* begin INFORMATION SHOWN *

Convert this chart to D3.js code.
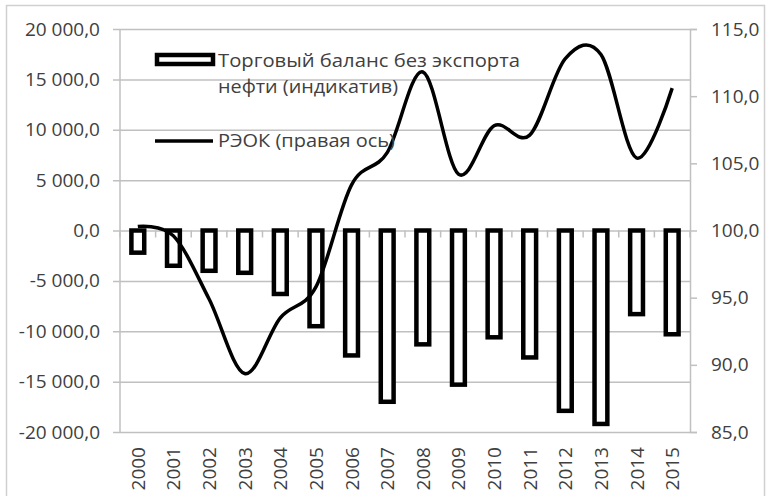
<!DOCTYPE html>
<html>
<head>
<meta charset="utf-8">
<script src="https://cdn.jsdelivr.net/npm/d3@7"></script>
<style>
  body { margin: 0; background: #fff; }
  text { font-family: "Open Sans", "Noto Sans", sans-serif; fill: #404040; }
</style>
</head>
<body>
<svg id="chart" width="768" height="496"></svg>
<script>
var years = ["2000","2001","2002","2003","2004","2005","2006","2007",
             "2008","2009","2010","2011","2012","2013","2014","2015"];
// торговый баланс без экспорта нефти (левая ось)
var balance = [-2200,-3500,-4000,-4200,-6300,-9500,-12400,-17000,
               -11300,-15300,-10600,-12600,-17900,-19200,-8300,-10300];
// РЭОК (правая ось)
var reok = [100.3,99.6,94.9,89.35,93.5,95.8,103.4,105.8,
            111.8,104.2,107.8,107.1,112.8,113.1,105.4,110.6];
var leftTicks = [-20000,-15000,-10000,-5000,0,5000,10000,15000,20000];
var rightTicks = [85,90,95,100,105,110,115];
var legendBar = ["Торговый баланс без экспорта", "нефти (индикатив)"];
var legendLine = "РЭОК (правая ось)";

var margin = {top: 29, right: 78, bottom: 64, left: 120},
    width = 768 - margin.left - margin.right,
    height = 496 - margin.top - margin.bottom;
var fs = 19;

var ru = d3.formatLocale({decimal: ",", thousands: "\u00a0", grouping: [3], currency: ["", ""], minus: "-"});
var fmtL = ru.format(",.1f"), fmtR = ru.format(".1f");

var svg = d3.select("#chart");

// frame
svg.append("rect")
    .attr("x", 6.5).attr("y", 5.5).attr("width", 758).attr("height", 500)
    .attr("fill", "none").attr("stroke", "#d0d0d0").attr("stroke-width", 1.5);

var g = svg.append("g")
    .attr("transform", "translate(" + margin.left + "," + margin.top + ")");

var x = d3.scaleBand().domain(years).range([0, width]).padding(0);
var yL = d3.scaleLinear().domain([-20000, 20000]).range([height, 0]);
var yR = d3.scaleLinear().domain([85, 115]).range([height, 0]);

// gridlines + left axis
var axL = g.append("g")
    .call(d3.axisLeft(yL).tickValues(leftTicks).tickSize(-width).tickFormat(fmtL).tickPadding(20));
axL.select(".domain").remove();
axL.selectAll("line").attr("stroke", "#c0c0c0").attr("stroke-width", 1.5).attr("x1", -7);
axL.selectAll("text").attr("font-size", fs).style("fill", "#404040");

g.append("line").attr("x1", 0).attr("x2", 0).attr("y1", 0).attr("y2", height)
    .attr("stroke", "#c0c0c0").attr("stroke-width", 1.5);

// right axis
var axR = g.append("g")
    .attr("transform", "translate(" + width + ",0)")
    .call(d3.axisRight(yR).tickValues(rightTicks).tickSize(7).tickFormat(fmtR).tickPadding(14));
axR.select(".domain").attr("stroke", "#c0c0c0").attr("stroke-width", 1.5);
axR.selectAll("line").attr("stroke", "#c0c0c0").attr("stroke-width", 1.5);
axR.selectAll("text").attr("font-size", fs).style("fill", "#404040");

// category axis at zero
var axX = g.append("g")
    .attr("transform", "translate(0," + yL(0) + ")");
axX.selectAll("line.tk")
    .data(d3.range(years.length + 1))
    .enter().append("line")
    .attr("class", "tk")
    .attr("x1", function(i) { return i * x.bandwidth(); })
    .attr("x2", function(i) { return i * x.bandwidth(); })
    .attr("y1", 0).attr("y2", 7)
    .attr("stroke", "#c0c0c0").attr("stroke-width", 1.5);

// year labels at bottom
g.append("g")
    .selectAll("text")
    .data(years)
    .enter().append("text")
    .attr("transform", function(d) {
        return "translate(" + (x(d) + x.bandwidth() / 2 + 7) + "," + (height + 15) + ") rotate(-90)";
    })
    .attr("text-anchor", "end")
    .attr("font-size", fs)
    .text(function(d) { return d; });

// bars
var bw = x.bandwidth() * 0.36;
g.append("g")
    .selectAll("rect")
    .data(balance)
    .enter().append("rect")
    .attr("x", function(d, i) { return x(years[i]) + x.bandwidth() / 2 - bw / 2; })
    .attr("y", function(d) { return yL(Math.max(0, d)); })
    .attr("width", bw)
    .attr("height", function(d) { return Math.abs(yL(d) - yL(0)); })
    .attr("fill", "#fff")
    .attr("stroke", "#000")
    .attr("stroke-width", 4.5);

// line
var line = d3.line()
    .x(function(d, i) { return x(years[i]) + x.bandwidth() / 2; })
    .y(function(d) { return yR(d); })
    .curve(d3.curveCardinal.tension(0));

g.append("path")
    .datum(reok)
    .attr("d", line)
    .attr("fill", "none")
    .attr("stroke", "#000")
    .attr("stroke-width", 3.5);

// legend
var lg = svg.append("g");
lg.append("rect")
    .attr("x", 157).attr("y", 55).attr("width", 56).attr("height", 9)
    .attr("fill", "#fff").attr("stroke", "#000").attr("stroke-width", 4.5);
lg.append("text").attr("x", 218).attr("y", 67).attr("font-size", fs)
    .attr("textLength", 302).attr("lengthAdjust", "spacingAndGlyphs").text(legendBar[0]);
lg.append("text").attr("x", 218).attr("y", 93).attr("font-size", fs)
    .attr("textLength", 180).attr("lengthAdjust", "spacingAndGlyphs").text(legendBar[1]);
lg.append("line")
    .attr("x1", 155).attr("x2", 213).attr("y1", 141).attr("y2", 141)
    .attr("stroke", "#000").attr("stroke-width", 3.5);
lg.append("text").attr("x", 218).attr("y", 147).attr("font-size", fs)
    .attr("textLength", 177).attr("lengthAdjust", "spacingAndGlyphs").text(legendLine);
</script>
</body>
</html>
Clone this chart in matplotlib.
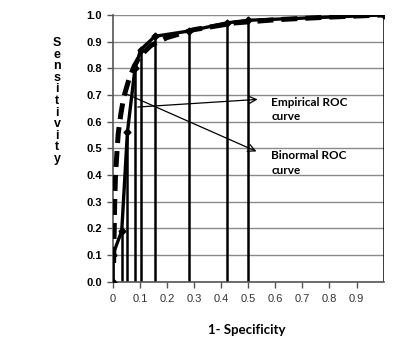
import matplotlib
matplotlib.use("Agg")
import matplotlib.pyplot as plt

# Empirical ROC points (1-specificity, sensitivity)
emp_fpr = [0.0, 0.0, 0.033, 0.054, 0.082, 0.103, 0.156, 0.283, 0.42, 0.50, 1.0]
emp_tpr = [0.0, 0.10, 0.19, 0.56, 0.80, 0.87, 0.92, 0.94, 0.97, 0.98, 1.0]

# Binormal ROC curve
bin_fpr = [0.003, 0.005, 0.007, 0.010, 0.015, 0.02, 0.03, 0.04, 0.06, 0.08, 0.10, 0.14, 0.20, 0.30, 0.45, 0.60, 0.80, 1.0]
bin_tpr = [0.07, 0.18, 0.30, 0.40, 0.48, 0.555, 0.63, 0.69, 0.76, 0.81, 0.845, 0.885, 0.915, 0.945, 0.97, 0.982, 0.992, 1.0]

x_ticks = [0, 0.1, 0.2, 0.3, 0.4, 0.5, 0.6, 0.7, 0.8, 0.9]
x_tick_labels = ["0", "0.1", "0.2", "0.3", "0.4", "0.5", "0.6", "0.7", "0.8", "0.9"]
y_ticks = [0.0, 0.1, 0.2, 0.3, 0.4, 0.5, 0.6, 0.7, 0.8, 0.9, 1.0]
y_tick_labels = ["0.0", "0.1", "0.2", "0.3", "0.4", "0.5", "0.6", "0.7", "0.8", "0.9", "1.0"]

fig = plt.figure(figsize=(4.0, 3.56), dpi=100)
ax = fig.add_axes([0.282, 0.209, 0.677, 0.749])
ax.set_xlim(0, 1.0)
ax.set_ylim(0, 1.0)

# gridlines
for yv in y_ticks:
    ax.axhline(yv, color="#8a8a8a", lw=1.0, zorder=0)

# drop lines
ax.vlines(emp_fpr, 0, emp_tpr, colors="black", lw=1.8, zorder=2)

# empirical curve
ax.plot(emp_fpr, emp_tpr, color="black", lw=2.4, marker="D", ms=3.5, zorder=3)
# binormal curve
ax.plot(bin_fpr, bin_tpr, color="black", lw=3.6, ls=(0, (3.2, 1.6)), zorder=4)

ax.set_xticks(x_ticks)
ax.set_xticklabels(x_tick_labels, fontsize=8, family="Liberation Sans", color="#333333")
ax.set_yticks(y_ticks)
ax.set_yticklabels(y_tick_labels, fontsize=8, family="Liberation Sans", fontweight="bold")
ax.tick_params(axis="x", length=4, width=1, color="#555555", pad=5)
ax.tick_params(axis="y", length=4, width=1, color="#555555", pad=4)

for s in ["top", "right"]:
    ax.spines[s].set_visible(False)
ax.spines["left"].set_color("#555555")
ax.spines["bottom"].set_color("#555555")
ax.spines["left"].set_linewidth(1.2)
ax.spines["bottom"].set_linewidth(1.2)

# annotations
ax.annotate("", xy=(0.545, 0.684), xytext=(0.082, 0.654),
            arrowprops=dict(arrowstyle="->", color="black", lw=0.9, mutation_scale=13))
ax.annotate("", xy=(0.540, 0.484), xytext=(0.045, 0.706),
            arrowprops=dict(arrowstyle="->", color="black", lw=0.9, mutation_scale=13))
ax.text(0.585, 0.645, "Empirical ROC\ncurve", fontsize=8.5, fontweight="bold",
        family="Lato", va="center", ha="left", linespacing=1.35)
ax.text(0.585, 0.445, "Binormal ROC\ncurve", fontsize=8.5, fontweight="bold",
        family="Lato", va="center", ha="left", linespacing=1.35)

fig.text(247 / 400, 1 - 330 / 356, "1- Specificity", fontsize=9.5, fontweight="bold",
         family="Lato", ha="center", va="center")
fig.text(57 / 400, 1 - 101 / 356, "\n".join("Sensitivity"), fontsize=9, fontweight="bold",
         family="Liberation Sans", ha="center", va="center", linespacing=0.95)

fig.savefig("out.png", dpi=100)
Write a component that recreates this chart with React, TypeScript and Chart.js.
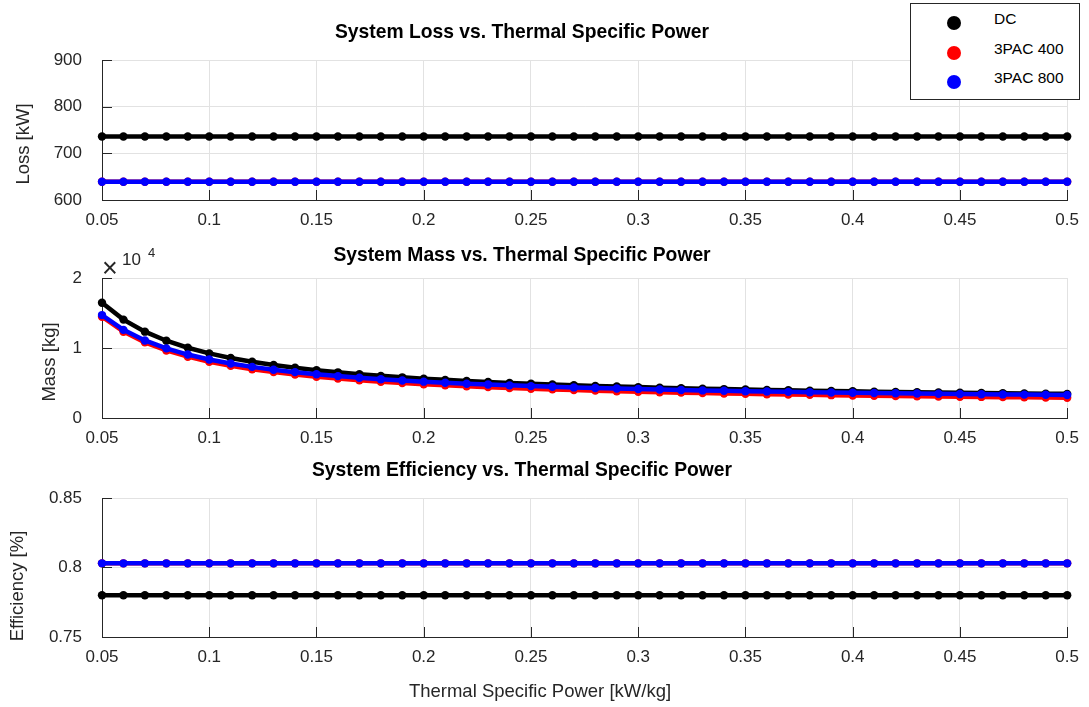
import React, { useEffect, useRef } from 'react';
import { Chart, registerables } from 'chart.js';

Chart.register(...registerables);

// ---------- data ----------
const xValues = [
  0.05, 0.06, 0.07, 0.08, 0.09, 0.1, 0.11, 0.12, 0.13, 0.14,
  0.15, 0.16, 0.17, 0.18, 0.19, 0.2, 0.21, 0.22, 0.23, 0.24,
  0.25, 0.26, 0.27, 0.28, 0.29, 0.3, 0.31, 0.32, 0.33, 0.34,
  0.35, 0.36, 0.37, 0.38, 0.39, 0.4, 0.41, 0.42, 0.43, 0.44,
  0.45, 0.46, 0.47, 0.48, 0.49, 0.5,
];
const xTicks = [0.05, 0.1, 0.15, 0.2, 0.25, 0.3, 0.35, 0.4, 0.45, 0.5];

const seriesNames = ['DC', '3PAC 400', '3PAC 800'];
const seriesColors = ['#000000', '#ff0000', '#0000ff'];

const lossDC = [
  736, 736, 736, 736, 736, 736, 736, 736, 736, 736,
  736, 736, 736, 736, 736, 736, 736, 736, 736, 736,
  736, 736, 736, 736, 736, 736, 736, 736, 736, 736,
  736, 736, 736, 736, 736, 736, 736, 736, 736, 736,
  736, 736, 736, 736, 736, 736,
];
const loss400 = [
  639, 639, 639, 639, 639, 639, 639, 639, 639, 639,
  639, 639, 639, 639, 639, 639, 639, 639, 639, 639,
  639, 639, 639, 639, 639, 639, 639, 639, 639, 639,
  639, 639, 639, 639, 639, 639, 639, 639, 639, 639,
  639, 639, 639, 639, 639, 639,
];
const loss800 = [
  639, 639, 639, 639, 639, 639, 639, 639, 639, 639,
  639, 639, 639, 639, 639, 639, 639, 639, 639, 639,
  639, 639, 639, 639, 639, 639, 639, 639, 639, 639,
  639, 639, 639, 639, 639, 639, 639, 639, 639, 639,
  639, 639, 639, 639, 639, 639,
];

const massDC = [
  16464, 14054, 12333, 11041, 10037, 9234, 8577, 8029, 7566, 7168,
  6824, 6523, 6257, 6021, 5809, 5619, 5447, 5290, 5147, 5017,
  4896, 4785, 4682, 4586, 4497, 4414, 4336, 4263, 4195, 4130,
  4070, 4012, 3958, 3907, 3858, 3812, 3767, 3725, 3685, 3647,
  3611, 3576, 3542, 3510, 3480, 3450,
];
const mass400 = [
  14474, 12331, 10800, 9652, 8758, 8044, 7459, 6972, 6560, 6207,
  5901, 5633, 5396, 5186, 4998, 4829, 4676, 4537, 4410, 4293,
  4186, 4087, 3995, 3910, 3831, 3757, 3688, 3623, 3562, 3505,
  3451, 3400, 3352, 3306, 3263, 3222, 3182, 3145, 3109, 3075,
  3043, 3012, 2982, 2954, 2926, 2900,
];
const mass800 = [
  14701, 12588, 11078, 9946, 9065, 8361, 7785, 7304, 6898, 6550,
  6248, 5984, 5750, 5543, 5358, 5191, 5040, 4903, 4778, 4663,
  4557, 4459, 4369, 4285, 4207, 4134, 4066, 4002, 3942, 3886,
  3832, 3782, 3735, 3689, 3647, 3606, 3567, 3531, 3495, 3462,
  3430, 3399, 3370, 3342, 3315, 3289,
];

const effDC = [
  0.78, 0.78, 0.78, 0.78, 0.78, 0.78, 0.78, 0.78, 0.78, 0.78,
  0.78, 0.78, 0.78, 0.78, 0.78, 0.78, 0.78, 0.78, 0.78, 0.78,
  0.78, 0.78, 0.78, 0.78, 0.78, 0.78, 0.78, 0.78, 0.78, 0.78,
  0.78, 0.78, 0.78, 0.78, 0.78, 0.78, 0.78, 0.78, 0.78, 0.78,
  0.78, 0.78, 0.78, 0.78, 0.78, 0.78,
];
const eff400 = [
  0.803, 0.803, 0.803, 0.803, 0.803, 0.803, 0.803, 0.803, 0.803, 0.803,
  0.803, 0.803, 0.803, 0.803, 0.803, 0.803, 0.803, 0.803, 0.803, 0.803,
  0.803, 0.803, 0.803, 0.803, 0.803, 0.803, 0.803, 0.803, 0.803, 0.803,
  0.803, 0.803, 0.803, 0.803, 0.803, 0.803, 0.803, 0.803, 0.803, 0.803,
  0.803, 0.803, 0.803, 0.803, 0.803, 0.803,
];
const eff800 = [
  0.803, 0.803, 0.803, 0.803, 0.803, 0.803, 0.803, 0.803, 0.803, 0.803,
  0.803, 0.803, 0.803, 0.803, 0.803, 0.803, 0.803, 0.803, 0.803, 0.803,
  0.803, 0.803, 0.803, 0.803, 0.803, 0.803, 0.803, 0.803, 0.803, 0.803,
  0.803, 0.803, 0.803, 0.803, 0.803, 0.803, 0.803, 0.803, 0.803, 0.803,
  0.803, 0.803, 0.803, 0.803, 0.803, 0.803,
];

const lossTicks = [600, 700, 800, 900];
const massTicks = [0, 10000, 20000];
const effTicks = [0.75, 0.8, 0.85];

const titles = [
  'System Loss vs. Thermal Specific Power',
  'System Mass vs. Thermal Specific Power',
  'System Efficiency vs. Thermal Specific Power',
];
const yLabels = ['Loss [kW]', 'Mass [kg]', 'Efficiency [%]'];
const xLabel = 'Thermal Specific Power [kW/kg]';

// ---------- styling ----------
const W = 1089;
const H = 707;
const FONT = "'Liberation Sans', Arial, Helvetica, sans-serif";
const AXIS_COLOR = '#262626';
const GRID_COLOR = '#e2e2e2';

const fmt = (v: number) => String(parseFloat(Number(v).toFixed(4)));

type PanelSpec = {
  series: number[][];
  yMin: number;
  yMax: number;
  yTicks: number[];
  yFmt: (v: number) => string;
  padTop: number;
  padBottom: number;
  title: string;
  titleBaseline: number;
  ylabel: string;
  ylabelX: number;
  ylabelY: number;
  xlabel?: boolean;
  exponent?: boolean;
};

function buildConfig(p: PanelSpec): any {
  const datasets = p.series.map((s, i) => ({
    label: seriesNames[i],
    data: xValues.map((x, j) => ({ x, y: s[j] })),
    borderColor: seriesColors[i],
    backgroundColor: seriesColors[i],
    pointBackgroundColor: seriesColors[i],
    pointBorderColor: seriesColors[i],
    pointBorderWidth: 0,
    pointRadius: 4.2,
    borderWidth: 4.5,
    tension: 0,
    clip: false,
    order: 2 - i,
  }));

  const decor = {
    id: 'decor' + p.title.length,
    afterDraw(chart: any) {
      const ctx = chart.ctx;
      const area = chart.chartArea;
      const xs = chart.scales.x;
      const ys = chart.scales.y;
      ctx.save();
      // inward tick marks
      ctx.strokeStyle = AXIS_COLOR;
      ctx.lineWidth = 1;
      ctx.beginPath();
      xTicks.forEach((t) => {
        const px = Math.round(xs.getPixelForValue(t)) + 0.5;
        ctx.moveTo(px, area.bottom);
        ctx.lineTo(px, area.bottom - 10);
      });
      p.yTicks.forEach((t) => {
        const py = Math.round(ys.getPixelForValue(t)) + 0.5;
        ctx.moveTo(area.left, py);
        ctx.lineTo(area.left + 10, py);
      });
      ctx.stroke();

      // title
      ctx.fillStyle = '#000000';
      ctx.font = `bold 19.3px ${FONT}`;
      ctx.textAlign = 'center';
      ctx.textBaseline = 'alphabetic';
      ctx.fillText(p.title, 522, p.titleBaseline);

      // y label
      ctx.save();
      ctx.translate(p.ylabelX, p.ylabelY);
      ctx.rotate(-Math.PI / 2);
      ctx.fillStyle = AXIS_COLOR;
      ctx.font = `18.5px ${FONT}`;
      ctx.textAlign = 'center';
      ctx.textBaseline = 'middle';
      ctx.fillText(p.ylabel, 0, 0);
      ctx.restore();

      if (p.xlabel) {
        ctx.fillStyle = AXIS_COLOR;
        ctx.font = `18.5px ${FONT}`;
        ctx.textAlign = 'center';
        ctx.textBaseline = 'middle';
        ctx.fillText(xLabel, 540, 692);
      }

      if (p.exponent) {
        ctx.fillStyle = AXIS_COLOR;
        ctx.textAlign = 'left';
        ctx.textBaseline = 'alphabetic';
        ctx.font = `300 27px ${FONT}`;
        ctx.fillText('\u00d7', 102, 277);
        ctx.font = `17px ${FONT}`;
        ctx.fillText('10', 122, 265);
        ctx.font = `13px ${FONT}`;
        ctx.fillText('4', 148, 257);
      }
      ctx.restore();
    },
  };

  return {
    type: 'line',
    data: { datasets },
    plugins: [decor],
    options: {
      animation: false,
      responsive: false,
      devicePixelRatio: 1,
      events: [],
      layout: { padding: { top: p.padTop, bottom: p.padBottom, left: 0, right: 20 } },
      plugins: {
        legend: { display: false },
        tooltip: { enabled: false },
        title: { display: false },
      },
      scales: {
        x: {
          type: 'linear',
          min: 0.05,
          max: 0.5,
          afterBuildTicks: (scale: any) => {
            scale.ticks = xTicks.map((v) => ({ value: v }));
          },
          afterFit: (scale: any) => {
            scale.height = 30;
          },
          ticks: {
            callback: (v: any) => fmt(v),
            color: AXIS_COLOR,
            font: { family: FONT, size: 17 },
            padding: 10,
            maxRotation: 0,
            autoSkip: false,
          },
          grid: { color: GRID_COLOR, drawTicks: false, lineWidth: 1 },
          border: { display: true, color: AXIS_COLOR, width: 1 },
        },
        y: {
          type: 'linear',
          min: p.yMin,
          max: p.yMax,
          afterBuildTicks: (scale: any) => {
            scale.ticks = p.yTicks.map((v) => ({ value: v }));
          },
          afterFit: (scale: any) => {
            scale.width = 102;
          },
          ticks: {
            callback: (v: any) => p.yFmt(v),
            color: AXIS_COLOR,
            font: { family: FONT, size: 17 },
            padding: 20,
            autoSkip: false,
          },
          grid: { color: GRID_COLOR, drawTicks: false, lineWidth: 1 },
          border: { display: true, color: AXIS_COLOR, width: 1 },
        },
      },
    },
  };
}

const panels: PanelSpec[] = [
  {
    series: [lossDC, loss400, loss800],
    yMin: 600,
    yMax: 900,
    yTicks: lossTicks,
    yFmt: (v) => fmt(v),
    padTop: 60,
    padBottom: H - 200 - 30,
    title: titles[0],
    titleBaseline: 38,
    ylabel: yLabels[0],
    ylabelX: 24,
    ylabelY: 144,
  },
  {
    series: [massDC, mass400, mass800],
    yMin: 0,
    yMax: 20000,
    yTicks: massTicks,
    yFmt: (v) => fmt(v / 10000),
    padTop: 278,
    padBottom: H - 418 - 30,
    title: titles[1],
    titleBaseline: 261,
    ylabel: yLabels[1],
    ylabelX: 50,
    ylabelY: 362,
    exponent: true,
  },
  {
    series: [effDC, eff400, eff800],
    yMin: 0.75,
    yMax: 0.85,
    yTicks: effTicks,
    yFmt: (v) => fmt(v),
    padTop: 498,
    padBottom: H - 637 - 30,
    title: titles[2],
    titleBaseline: 476,
    ylabel: yLabels[2],
    ylabelX: 18,
    ylabelY: 586,
    xlabel: true,
  },
];

function Panel({ spec }: { spec: PanelSpec }) {
  const ref = useRef<HTMLCanvasElement | null>(null);
  useEffect(() => {
    if (!ref.current) return;
    const chart = new Chart(ref.current, buildConfig(spec));
    return () => chart.destroy();
  }, [spec]);
  return (
    <canvas
      ref={ref}
      width={W}
      height={H}
      style={{ position: 'absolute', left: 0, top: 0, width: W, height: H }}
    />
  );
}

function Legend() {
  const rows = [22, 52, 81];
  return (
    <div
      style={{
        position: 'absolute',
        left: 910,
        top: 3,
        width: 170,
        height: 97,
        boxSizing: 'border-box',
        border: `1px solid ${AXIS_COLOR}`,
        background: '#ffffff',
        fontFamily: FONT,
        fontSize: 15.5,
        color: '#000000',
      }}
    >
      {seriesNames.map((name, i) => (
        <React.Fragment key={name}>
          <div
            style={{
              position: 'absolute',
              left: 953 - 910 - 7,
              top: rows[i] - 3 - 7,
              width: 14,
              height: 14,
              borderRadius: '50%',
              background: seriesColors[i],
            }}
          />
          <div
            style={{
              position: 'absolute',
              left: 993 - 910,
              top: rows[i] - 3 - 14,
              lineHeight: '20px',
              whiteSpace: 'nowrap',
            }}
          >
            {name}
          </div>
        </React.Fragment>
      ))}
    </div>
  );
}

export default function App() {
  return (
    <div
      style={{
        position: 'fixed',
        left: 0,
        top: 0,
        width: W,
        height: H,
        background: '#ffffff',
        overflow: 'hidden',
      }}
    >
      {panels.map((p, i) => (
        <Panel key={i} spec={p} />
      ))}
      <Legend />
    </div>
  );
}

* end INFORMATION SHOWN *

## YOUR INSTRUCTIONS
Taking the material above, give again exactly the lines from the one holding "Write a component" through the one holding "Chart.register(...registerables);", with both ends and without pictures.

## WRITTEN REPLY
Write a component that recreates this chart with React, TypeScript and Chart.js.
import React, { useEffect, useRef } from 'react';
import { Chart, registerables } from 'chart.js';

Chart.register(...registerables);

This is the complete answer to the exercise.